What a tangled web we weave …
New direct-injection gasoline/petrol engines will be equipped with particle filters to meet evermore stringent emissions limits, imposed quite arbitrarily by bureaucrats let off the leash to run amok.
Let’s look at the scale of the “problem”:
The particles are produced in the first few minutes of direct-injection petrol engines when the finely sprayed fuel droplets fail to evaporate before being burnt. It’s less of a problem with manifold injection because the fuel has more of a chance to evaporate in the manifold and as it is drawn past the (hot) inlet valve. Direct injection is directly into the combustion chamber.

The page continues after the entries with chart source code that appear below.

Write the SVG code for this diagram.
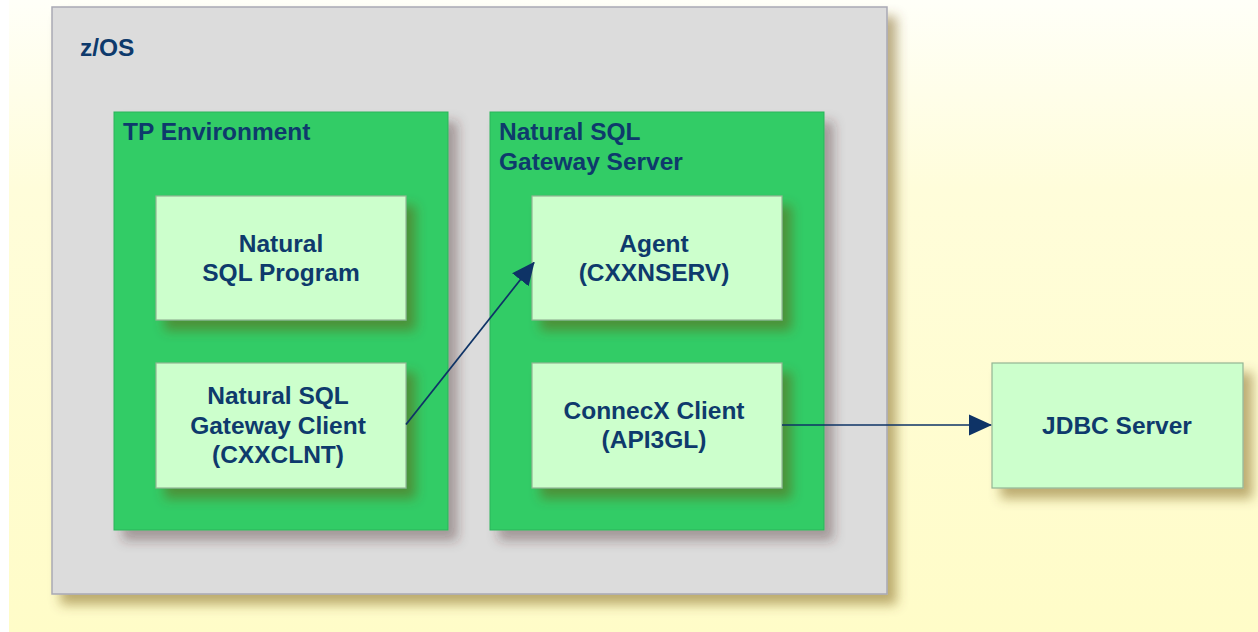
<svg xmlns="http://www.w3.org/2000/svg" width="1258" height="632" viewBox="0 0 1258 632">
<style>
  .t{font-family:"Liberation Sans",Arial,sans-serif;font-weight:bold;font-size:24.5px;fill:#0E3A6C}
  .c{text-anchor:middle}
  .os{fill:#DCDCDC;stroke:#A9A9B4;stroke-width:1.5}
  .env{fill:#33CC66;stroke:#2BB45A;stroke-width:1}
  .box{fill:#CCFFCC;stroke:#93B593;stroke-width:1.2}
  .conn{stroke:#0E3366;stroke-width:1.8;fill:none}
</style>
<defs>
  <linearGradient id="bg" x1="0" y1="0" x2="0" y2="1">
    <stop offset="0" stop-color="#FFFFF8"/>
    <stop offset="0.3" stop-color="#FFFDDA"/>
    <stop offset="1" stop-color="#FFFCC8"/>
  </linearGradient>
  <filter id="sh" x="-10%" y="-10%" width="130%" height="130%">
    <feDropShadow dx="9" dy="10" stdDeviation="6" flood-color="#6B4A10" flood-opacity="0.45"/>
  </filter>
  <filter id="sh2" x="-10%" y="-10%" width="130%" height="130%">
    <feDropShadow dx="9" dy="10" stdDeviation="6" flood-color="#4A2020" flood-opacity="0.38"/>
  </filter>
  <marker id="ah" markerUnits="userSpaceOnUse" markerWidth="23" markerHeight="23" viewBox="0 0 23 23" refX="22" refY="11.5" orient="auto">
    <path d="M0,1 L23,11.5 L0,22 Z" fill="#0E3366"/>
  </marker>
</defs>
<rect x="0" y="0" width="1258" height="632" fill="#FFFFFF"/>
<rect x="9" y="0" width="1249" height="632" fill="url(#bg)"/>

<g id="zos">
  <rect class="os" x="52" y="7" width="835" height="587" filter="url(#sh)"/>
  <text class="t" x="80" y="56">z/OS</text>
</g>

<g id="tp-env">
  <rect class="env" x="114" y="112" width="334" height="418" filter="url(#sh2)"/>
  <text class="t" x="123" y="140">TP Environment</text>
</g>

<g id="nsg-server">
  <rect class="env" x="490" y="112" width="334" height="418" filter="url(#sh2)"/>
  <text class="t" x="499" y="140">Natural SQL</text>
  <text class="t" x="499" y="170">Gateway Server</text>
</g>

<g id="natural-sql-program">
  <rect class="box" x="156" y="196" width="250" height="124" filter="url(#sh)"/>
  <text class="t c" x="281" y="252">Natural</text>
  <text class="t c" x="281" y="281">SQL Program</text>
</g>

<g id="nsg-client">
  <rect class="box" x="156" y="363" width="250" height="125" filter="url(#sh)"/>
  <text class="t c" x="278" y="404">Natural SQL</text>
  <text class="t c" x="278" y="433.5">Gateway Client</text>
  <text class="t c" x="278" y="463">(CXXCLNT)</text>
</g>

<g id="agent">
  <rect class="box" x="532" y="196" width="250" height="124" filter="url(#sh)"/>
  <text class="t c" x="654" y="252">Agent</text>
  <text class="t c" x="654" y="281">(CXXNSERV)</text>
</g>

<g id="connecx-client">
  <rect class="box" x="532" y="363" width="250" height="125" filter="url(#sh)"/>
  <text class="t c" x="654" y="419">ConnecX Client</text>
  <text class="t c" x="654" y="448">(API3GL)</text>
</g>

<g id="jdbc-server">
  <rect class="box" x="992" y="363" width="251" height="125" filter="url(#sh)"/>
  <text class="t c" x="1117" y="434">JDBC Server</text>
</g>

<g id="connectors">
  <line class="conn" x1="406" y1="424.5" x2="534" y2="262.5" marker-end="url(#ah)"/>
  <line class="conn" x1="782" y1="425" x2="991" y2="425" marker-end="url(#ah)" stroke-opacity="0.75"/>
</g>
</svg>
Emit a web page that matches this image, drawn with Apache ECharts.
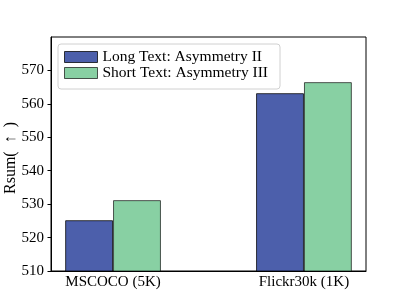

A continued drive by manufacturers to pursue engine technology that makes engines more efficient and cleaner has driven the adoption of direct injection; which somewhat ironically has resulted in the new “problem” of particulate emissions from petrol engines. Requiring innovation to clean it up. Ultimately at greater cost to the customer.
The conditions under which the droplets do not fully evaporate in time are temporary; during a cold start and for a few minutes afterwards. The microscopic soot particles produced during the warm-up phase are trapped in the particle filter at the exhaust of the engine.
The particles are so small, that it would take 20 of them, stacked end-to-end, to measure a millionth of a metre; or one thousandth of a millimetre.
Because of the filter needing to trap such fine particles, it would eventually clog up, making it progressively harder for the engine to work efficiently and indeed, safely. The filter also traps other larger molecules, but those evaporate easily over time, joining other exhaust gases to the end of the tailpipe, typically via catalytic converter and other emissions controls.
To prevent the particle filter from perhaps bursting into flames because of the soot buildup, engine management systems monitor the state of the filter and will light up one of those mysterious symbols in your dashboard when the driver has to do something about it. As to when that, if ever happens in a particular car, depends on how it is driven.
When the light (or a similar one; consult your car’s owner’s manual) shows up, one should endeavour to go on a regeneration drive as soon as possible. “Regeneration” simply produces conditions under which the accumulated soot can be burn off safely. Until regeneration is successful, the engine management system will try to produce conditions for regeneration during your normal driving; which can make the car feel odd and to consume significantly more fuel than normal. (e.g. start/stop functionality will be curtailed)
A regeneration drive is, when it occurs early enough, the car being driven at between 60 to 130 km/h (obeying applicable speed limits) for a period of up to half an hour. Regeneration will be complete when the warning light extinguishes.
If such trips are part of your routine, then you may never see that light aglow.
Should regeneration drives not be undertaken or remain unsuccessful, then eventually, an array of warning lights such as these will require a workshop visit where workshop regeneration or worse; filter renewal will have to be undertaken. It is much, much cheaper to go for a long drive at least once a month with the same conditions as the regeneration drive; even if no regeneration warning light is showing yet.